Employers are in disarray and staff would get a better deal if they were unified, argues David Triesman.
For an energetic advocate of national bargaining in higher education, it is painful to acknowledge the parlous state it is in. There are times - this is one - when it is essential to face facts, ponder options. Some argue that even to analyse this crisis is to hasten it. I fear the opposite. Unions are too prone to wish problems would evaporate. Making no contingency plans, they are criticised fairly for failing to anticipate what seems so obvious as a crisis matures.
Debating a problem does not create it. Attacking those who acknowledge the problem is just the old habit of shooting the messenger.
What are the facts about "national bargaining" in higher education? It is a long time since it occurred. All higher education unions make careful claims, usually based on pay levels for equivalent jobs in the economy, equality and security issues, workload and the need for serious staff development expenditure. The University and College Employers' Association (UCEA) canvasses its members ("subscribers"), asking what they say they can afford, and after some patronising dramatics, offers that sum as the final settlement. When unions reject the figure, it is imposed unilaterally and there is a rigid refusal to discuss other issues.

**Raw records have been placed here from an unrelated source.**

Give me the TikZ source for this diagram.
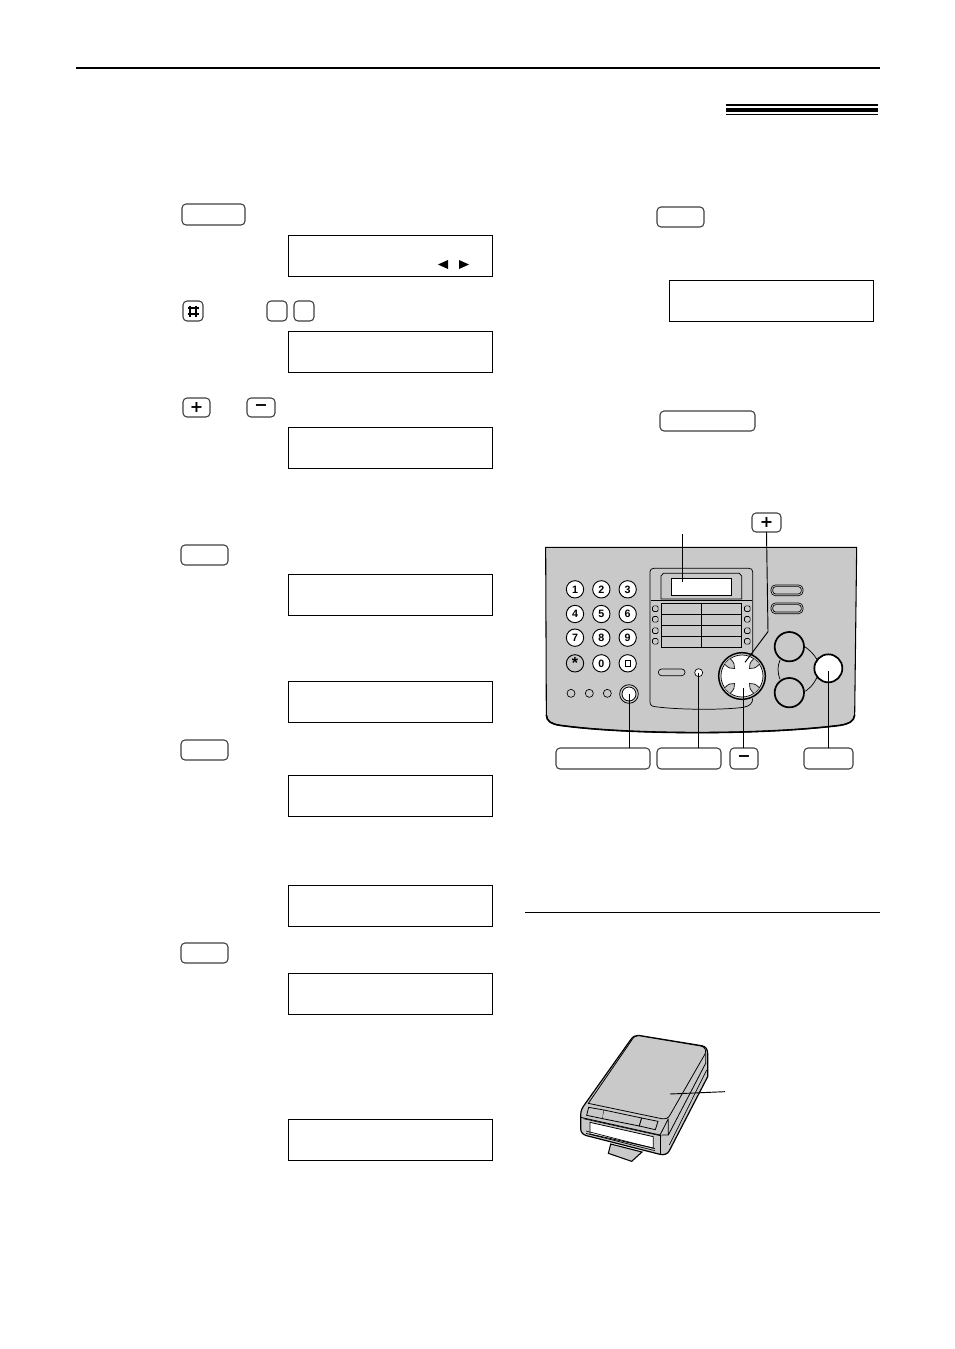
\documentclass[tikz,border=0pt]{standalone}
\usepackage{fontspec}
\setmainfont{Liberation Sans}
\newfontfamily\iconfont{DejaVu Sans}
\definecolor{panelgrey}{gray}{0.79}
\newcommand{\panelkey}[6]{%
  \pgfmathsetmacro\keyw{(#4-#2)*.75}\pgfmathsetmacro\keyh{(#5-#3)*.75}%
  \node[keystyle,minimum width=\keyw pt,minimum height=\keyh pt] (#1) at ({(#2+#4)/2},{(#3+#5)/2}) {#6};}
\tikzset{
  keystyle/.style={draw=black!75,fill=white,line width=.8pt,rounded corners=3pt,inner sep=0pt,outer sep=0pt,font=\iconfont\bfseries\fontsize{12}{12}\selectfont},
  lcdbox/.style={draw=black,fill=white,line width=.75pt,minimum width=152.6pt,minimum height=30.5pt,inner sep=0pt,outer sep=0pt},
  digitkey/.style={circle,draw=black,fill=white,line width=.7pt,minimum size=13pt,inner sep=0pt,font=\bfseries\fontsize{8}{8}\selectfont},
  leader/.style={draw=black,line width=.7pt},
  thin outline/.style={draw=black,line width=.55pt},
  ledkey/.style={draw=black,fill=panelgrey,line width=.5pt,rounded corners=1pt,minimum size=4.2pt,inner sep=0pt},
  ovalkey/.style={draw=black,fill=panelgrey,line width=.5pt,rounded corners=3.2pt,inner sep=0pt}
}
\begin{document}
\begin{tikzpicture}[x=.75pt,y=-.75pt]
\useasboundingbox (0,0) rectangle (954,1349);
% page rules
\fill (76,67) rectangle (880,69);
\fill (726,104) rectangle (878,106);
\fill (726,108) rectangle (878,112);
\fill (726,114) rectangle (878,115);
\draw[line width=.75pt] (525,912) -- (880,912);
% LCD boxes
\node[lcdbox] (lcdA) at (390.7,256) {};
\node[lcdbox] (lcdB) at (390.7,352) {};
\node[lcdbox] (lcdC) at (390.7,448) {};
\node[lcdbox] (lcdD) at (390.7,595) {};
\node[lcdbox] (lcdE) at (390.7,702) {};
\node[lcdbox] (lcdF) at (390.7,796) {};
\node[lcdbox] (lcdG) at (390.7,906) {};
\node[lcdbox] (lcdH) at (390.7,994) {};
\node[lcdbox] (lcdI) at (390.7,1140) {};
\node[lcdbox] (lcdJ) at (771.3,301) {};
\fill (438,264.5) -- (448,260) -- (448,269) -- cycle;
\fill (469,264.5) -- (459,260) -- (459,269) -- cycle;
% keys, left column
\panelkey{kA}{182}{204}{245}{225}{}
\panelkey{kHash}{183}{301}{203}{321}{}
\draw[line width=1.3pt] (190,305.5) -- (190,316.5) (196,305.5) -- (196,316.5) (187.5,308) -- (198.5,308) (187.5,314) -- (198.5,314);
\panelkey{kB}{267}{301}{287}{321}{}
\panelkey{kC}{294}{301}{314}{321}{}
\panelkey{kPlusA}{183}{398}{210}{417}{+}
\panelkey{kMinusA}{247}{398}{275}{417}{−}
\panelkey{kD}{181}{545}{228}{565}{}
\panelkey{kE}{181}{740}{228}{760}{}
\panelkey{kF}{181}{943}{228}{963}{}
\panelkey{kG}{657}{207}{704}{227}{}
\panelkey{kH}{660}{411}{755}{431}{}
% keys round the device
\panelkey{kPlus}{752}{513}{781}{532}{+}
\panelkey{kOne}{556}{748}{650}{769}{}
\panelkey{kTwo}{657}{748}{721}{769}{}
\panelkey{kMinus}{730}{748}{758}{769}{−}
\panelkey{kThree}{804}{748}{853}{769}{}
% device panel: coordinates are those of a 3x crop
\begin{scope}[shift={(530,500)},x=.25pt,y=-.25pt]
\fill[panelgrey,draw=black,line width=.8pt] (47,142) -- (980,142) -- (974,645)
  .. controls (972,665) and (955,672) .. (930,676)
  .. controls (700,705) and (300,705) .. (90,676)
  .. controls (65,672) and (50,665) .. (49,645) -- cycle;
\draw[line width=1.2pt] (49,645) .. controls (50,665) and (65,672) .. (90,676)
  .. controls (300,705) and (700,705) .. (930,676)
  .. controls (955,672) and (972,665) .. (974,645);
% control cluster frame
\draw[thin outline] (360,215) .. controls (360,208) and (365,205) .. (372,205) -- (656,205)
  .. controls (664,205) and (668,208) .. (668,216) -- (668,470);
\draw[thin outline] (360,215) -- (360,605) .. controls (360,615) and (365,619) .. (375,620)
  .. controls (450,630) and (580,630) .. (640,622) .. controls (660,618) and (668,610) .. (668,595);
\draw[thin outline] (362,300) -- (666,300);
\draw[thin outline] (393,228) -- (400,220) -- (628,220) -- (635,228) -- (635,297) -- (393,297) -- cycle;
\node[draw=black,fill=white,line width=.5pt,minimum width=45.5pt,minimum height=13pt,inner sep=0pt] (screen) at (514,261) {};
% one-touch table
\draw[thin outline] (393,310) rectangle (635,442);
\draw[thin outline] (514,310) -- (514,442) (393,343) -- (635,343) (393,376) -- (635,376) (393,408) -- (635,408);
\foreach \ledx/\side in {376/L,652/R}
  \foreach \ledy/\row in {326/a,358/b,392/c,424/d}
    \node[ledkey] (led\side\row) at (\ledx,\ledy) {};
% keypad
\node[digitkey] (d1) at (135,268) {1};
\node[digitkey] (d2) at (214,268) {2};
\node[digitkey] (d3) at (293,268) {3};
\node[digitkey] (d4) at (135,342) {4};
\node[digitkey] (d5) at (214,342) {5};
\node[digitkey] (d6) at (293,342) {6};
\node[digitkey] (d7) at (135,413) {7};
\node[digitkey] (d8) at (214,413) {8};
\node[digitkey] (d9) at (293,413) {9};
\node[digitkey,fill=panelgrey,font=\bfseries\fontsize{12}{12}\selectfont] (dStar) at (135,490) {\raisebox{-3pt}{*}};
\node[digitkey] (d0) at (214,490) {0};
\node[digitkey] (dSq) at (293,490) {};
\draw[line width=.7pt] (285,482) rectangle (301,498);
% small round keys
\foreach \smallx/\smalln in {123/a,178/b,232/c}
  \node[circle,draw=black,fill=panelgrey,line width=.5pt,minimum size=6pt,inner sep=0pt] (small\smalln) at (\smallx,580) {};
\node[circle,draw=black,fill=panelgrey,line width=.6pt,minimum size=14pt,inner sep=0pt] (knobOut) at (297,582) {};
\node[circle,draw=black,fill=white,line width=.6pt,minimum size=10.5pt,inner sep=0pt] (knob) at (297,582) {};
\node[ovalkey,minimum width=20pt,minimum height=5pt,rounded corners=2.4pt] (ovalC) at (425,517) {};
\node[circle,draw=black,fill=white,line width=.5pt,minimum size=6pt,inner sep=0pt] (dot) at (506,518) {};
% two oval keys
\foreach \ovy/\ovn in {271/a,325/b} {
  \node[ovalkey,minimum width=24pt,minimum height=8pt] (ovalO\ovn) at (771,\ovy) {};
  \node[ovalkey,minimum width=21.5pt,minimum height=5.6pt,rounded corners=2.4pt] (ovalI\ovn) at (771,\ovy) {};
}
% big round keys and their link
\draw[thin outline] (815,435) .. controls (835,445) and (850,460) .. (862,480);
\draw[thin outline] (815,578) .. controls (835,572) and (850,555) .. (862,530);
\draw[thin outline] (750,480) .. controls (742,500) and (742,515) .. (750,538);
\node[circle,draw=black,fill=panelgrey,line width=1.3pt,minimum size=22pt,inner sep=0pt] (bigA) at (778,440) {};
\node[circle,draw=black,fill=panelgrey,line width=1.3pt,minimum size=22pt,inner sep=0pt] (bigB) at (778,578) {};
\node[circle,draw=black,fill=white,line width=1.3pt,minimum size=21pt,inner sep=0pt] (bigC) at (895,505) {};
% dial
\node[circle,draw=black,fill=panelgrey,line width=1.1pt,minimum size=35pt,inner sep=0pt] (dial) at (636,528) {};
\draw[line width=.5pt,fill=white] (636,528) circle[radius=63];
\foreach \petal in {45,135,225,315}
  \draw[line width=.5pt,fill=panelgrey,rotate around={\petal:(636,528)}] (698,516) .. controls (680,516) and (675,520) .. (668,528) .. controls (675,536) and (680,540) .. (698,540);
% connectors
\coordinate (tipScreen) at (457,245);
\coordinate (freeScreen) at (457,102);
\coordinate (bendPlus) at (714,395);
\coordinate (tipPlus) at (645,487);
\coordinate (tipDial) at (640,565);
\end{scope}
\draw[leader] (freeScreen) -- (tipScreen);
\draw[leader] (kPlus.south) -- (bendPlus) -- (tipPlus);
\draw[leader] (kOne.north -| knob) -- (knob.center);
\draw[leader] (kTwo.north -| dot) -- (dot.center);
\draw[leader] (kMinus.north -| tipDial) -- (tipDial);
\draw[leader] (kThree.north -| bigC) -- ([yshift=-2pt]bigC.center);
% cassette: coordinates are those of a 3x crop
\begin{scope}[shift={(540,1020)},x=.25pt,y=-.25pt]
\draw[fill=panelgrey,line width=.8pt] (212,372) -- (205,400) -- (275,424) -- (306,396) -- cycle;
\draw[line width=.9pt,fill=panelgrey] (295,46) -- (485,77) .. controls (497,79) and (503,88) .. (503,100) -- (503,170) -- (388,392) .. controls (383,402) and (372,406) .. (360,403) -- (140,347) .. controls (128,344) and (122,336) .. (122,325) -- (122,285) .. controls (122,270) and (128,262) .. (135,252) -- (270,62) .. controls (278,50) and (285,45) .. (295,46) -- cycle;
\draw[line width=.6pt,fill=panelgrey] (295,47) -- (482,78) .. controls (495,80) and (500,92) .. (495,102) -- (390,285) .. controls (385,295) and (378,297) .. (365,296) -- (145,250) -- (272,65) .. controls (280,52) and (286,46) .. (295,47) -- cycle;
\draw[line width=.6pt] (497,100) -- (497,130) -- (385,345) (122,292) -- (360,345) -- (385,296) (385,296) -- (385,345) -- (365,345);
\draw[line width=.5pt] (500,150) -- (388,375);
\draw[line width=.5pt] (360,345) -- (360,402);
\draw[line width=.6pt,fill=panelgrey] (146,262) -- (192,270) -- (188,296) -- (140,286) -- cycle;
\draw[line width=.6pt,fill=panelgrey] (192,270) -- (305,294) -- (298,318) -- (188,296);
\draw[line width=.6pt,fill=panelgrey] (305,294) -- (354,304) -- (346,329) -- (298,318) -- cycle;
\draw[line width=.5pt] (130,296) -- (365,348);
\draw[line width=.6pt,fill=white] (150,307) -- (340,350) -- (340,384) -- (150,342) -- cycle;
\draw[line width=.5pt] (138,340) -- (345,392) (138,333) -- (345,386);
\coordinate (labelEnd) at (555,215);
\coordinate (labelTip) at (390,222);
\draw[leader] (labelEnd) -- (labelTip);
\end{scope}
\end{tikzpicture}
\end{document}
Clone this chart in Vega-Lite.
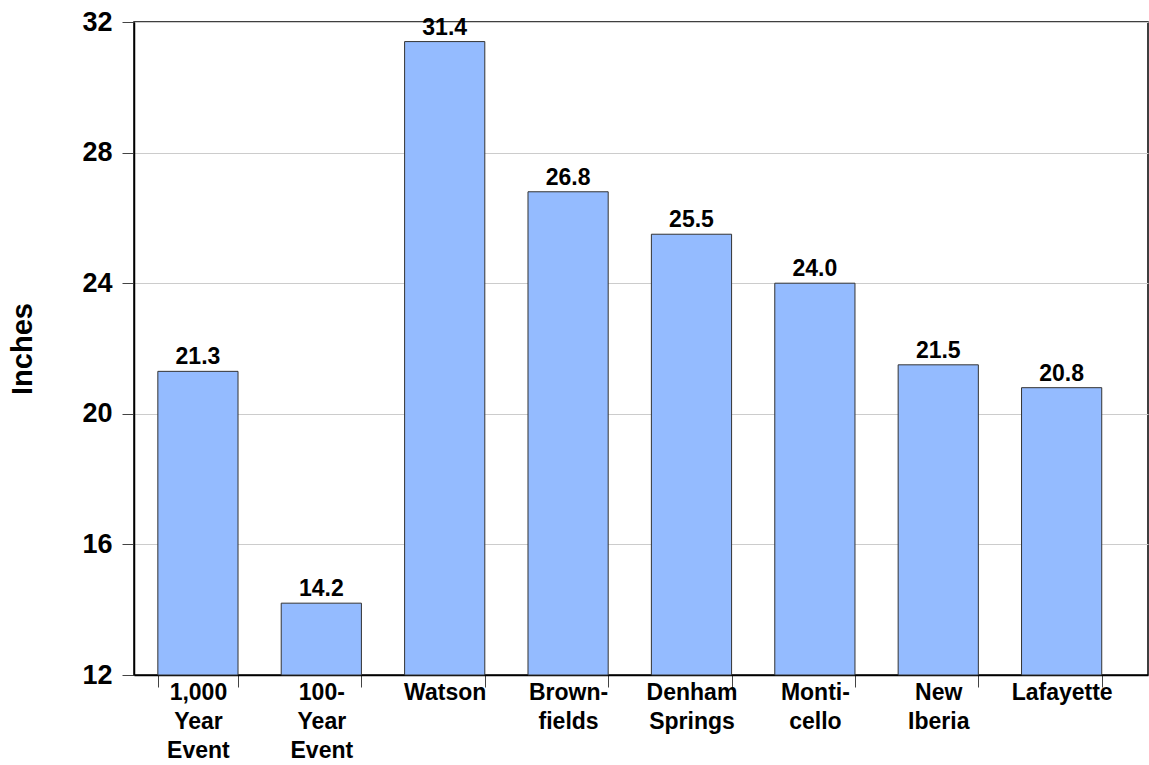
{
  "$schema": "https://vega.github.io/schema/vega-lite/v6.json",
  "autosize": {"type": "none"},
  "width": 1014,
  "height": 653,
  "padding": {"left": 134, "top": 22, "right": 1, "bottom": 90},
  "background": "white",
  "config": {
    "font": "Liberation Sans",
    "view": {"stroke": "#000000", "strokeWidth": 1.5}
  },
  "data": {
    "values": [
      {"site": "1,000|Year|Event", "inches": 21.3},
      {"site": "100-|Year|Event", "inches": 14.2},
      {"site": "Watson", "inches": 31.4},
      {"site": "Brown-|fields", "inches": 26.8},
      {"site": "Denham|Springs", "inches": 25.5},
      {"site": "Monti-|cello", "inches": 24.0},
      {"site": "New|Iberia", "inches": 21.5},
      {"site": "Lafayette", "inches": 20.8}
    ]
  },
  "encoding": {
    "x": {
      "field": "site",
      "type": "nominal",
      "sort": null,
      "scale": {"paddingInner": 0.35, "paddingOuter": 0.284, "align": 0.34},
      "axis": {
        "title": null,
        "labelAngle": 0,
        "labelExpr": "split(datum.label, '|')",
        "labelFont": "Liberation Sans",
        "labelFontSize": 23,
        "labelFontWeight": "bold",
        "labelColor": "#000000",
        "labelLineHeight": 29,
        "labelPadding": -6,
        "labelBaseline": "top",
        "tickBand": "extent",
        "tickSize": 12,
        "tickColor": "#444444",
        "domainColor": "#000000",
        "domainWidth": 1.5,
        "grid": false
      }
    },
    "y": {
      "field": "inches",
      "type": "quantitative",
      "scale": {"domain": [12, 32], "zero": false, "nice": false},
      "axis": {
        "title": "Inches",
        "titleFont": "Liberation Sans",
        "titleFontSize": 29,
        "titleFontWeight": "bold",
        "titleColor": "#000000",
        "titlePadding": 44,
        "values": [12, 16, 20, 24, 28, 32],
        "labelFont": "Liberation Sans",
        "labelFontSize": 27,
        "labelFontWeight": "bold",
        "labelColor": "#000000",
        "labelPadding": 10,
        "tickSize": 12,
        "tickColor": "#444444",
        "domainColor": "#000000",
        "domainWidth": 1.5,
        "grid": true,
        "gridColor": "#cccccc",
        "gridWidth": 1
      }
    }
  },
  "layer": [
    {
      "mark": {"type": "bar", "color": "#94bbff", "stroke": "#333333", "strokeWidth": 1},
      "encoding": {
        "y2": {"datum": 12}
      }
    },
    {
      "mark": {
        "type": "text",
        "baseline": "alphabetic",
        "dy": -7,
        "font": "Liberation Sans",
        "fontSize": 23,
        "fontWeight": "bold",
        "color": "#000000"
      },
      "encoding": {
        "text": {"field": "inches", "type": "quantitative", "format": ".1f"}
      }
    }
  ]
}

Year after year, the offer is at the top of the bottom quartile of what institutions can afford. The three-quarters of employers with greater capacity use the money in personal deals with staff they favour for good or bad reasons. In this private pay distribution lie the seeds from which such a healthy crop of discrimination has grown.
Nor has bargaining on the Bett report on new industrial relations and pay brought improvements. Nothing has happened for 18 months. Not one proposition has emerged from the UCEA. Indeed, the Trades Union Congress, coordinating the staff unions, received no response whatever to detailed proposals last September. There have been sensible calls for progress and compromise from the former Committee of Vice-Chancellors and Principals and the Standing Conference of Principals, stirring great regret in me that we do not deal with them on national issues.
From the UCEA, nothing. Not even a recognition that there is a dispute with unions. No credible response to the Advisory, Conciliation and Arbitration Service. Their website has not ticked over since July. Their only news is of the imminent departure of their chief executive.
It would be more surprising if groups of vice-chancellors were not questioning the value of their subscription and whether to form new groupings. Many privately suggest that on Bett, pay and limited national bargaining on conditions of service, their authority has unaccountably slipped. Consequently, I find it harder to understand why vice-chancellors relinquish control over 60-plus per cent of their budget to the UCEA, especially when it shows so little sign of life.
But things are changing. We did not cause this, but we cannot ignore it. I believe we will make no progress by trying to revive the UCEA. Education secretary David Blunkett appears to have recognised the realities by giving the funding councils authority to deal with the additional pay element in the comprehensive spending review.
The unions must respond realistically but imaginatively. For the fourth year running, the Association of University Teachers has suggested that the academic and related staff form a single union side. They are distinct - recruited in national and international, never local, labour markets and needing at least a first degree. Of course, such a group would co-operate closely with staff in other groups because, while pay determination is the most vital matter, it is not the only one.
I have long been clear that academic and related staff would do better in independent pay review. Nobody in such a scheme gets landed with lower quartile pay settlements, that is for sure. But a unified professional staff side is more urgent, a group capable of dealing with whatever emerges from the rubble of the UCEA. And this is where we must be realists. A union colleague described the UCEA as "the only game in town". It is not. There are better alternatives in Universities UK and Scop. For the UCEA, the final whistle surely blew some time ago when it failed to respond to a single short or long-term issue, doing higher education no favours at all. Fortunately, there are better games in town, but we will only find them by studying the map.
David Triesman is general secretary, Association of University Teachers.